There is a case for trying something much smaller scale – if giving workers a bit of a break is your aim, anyway.  Instead of attemping to deliver an extra day’s holiday each week, government could deliver a more modest and manageable measure: a new Bank Holiday during the autumn for the whole UK.

Ministers and business have tended to oppose one, on the ground that an autumn Bank Holiday would reduce more than a single day’s output.  The effects would leak into the rest of the week, so to speak, as workers took additional days off.

The Coalition proposed to move a day’s Bank Holiday from the spring to the autumn, which is not the same thing, and which didn’t happen in the end.  At any rate, the trade-off is in essence a simple one, if an new Bank Holiday day is proposed: is less output for a day worth a day’s extra leisure for workers (assuming no gain elsewhere)?

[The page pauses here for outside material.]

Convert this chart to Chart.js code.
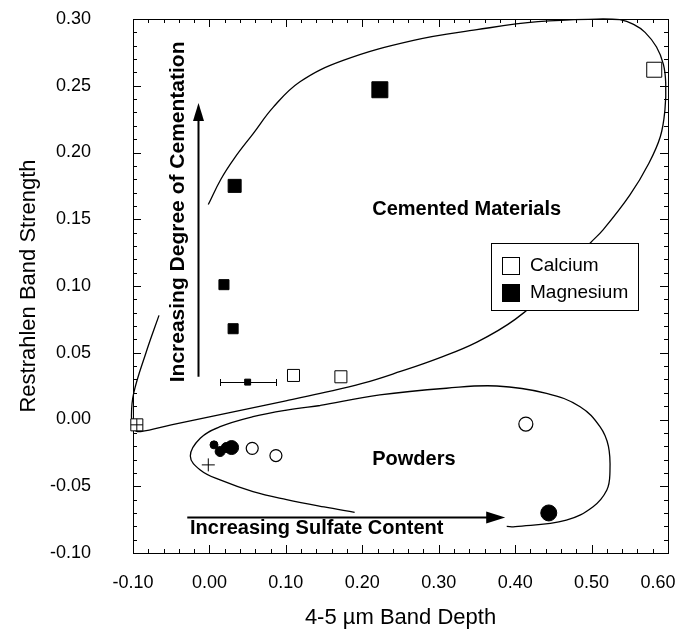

The same argument will have taken place before paid holidays were introduced for several million people in 1938 – under the premiership of Neville Chamberlain.  Employers presumably resented having to stump up.  But the reform offers an opportunity to think again about Chamberlain – as Alistair Lexden, the Conservative Party’s official historian, does in his Neville Chamberlain: redressing the balance.

In a lecture that overlaps with the book, and which was reproduced on this site, Lexden writes that “the work done in partnership with Baldwin, and by Chamberlain alone after 1937, gave Britain some of the best welfare services in the world…he wanted his fellow countrymen to live in decent houses: some 3 million were built during his years in office. He wanted them to have access to good health services: progress was made towards a comprehensive national system. He wanted the elderly to have security: the contributory pensions system he introduced in 1925 laid the basis for it”.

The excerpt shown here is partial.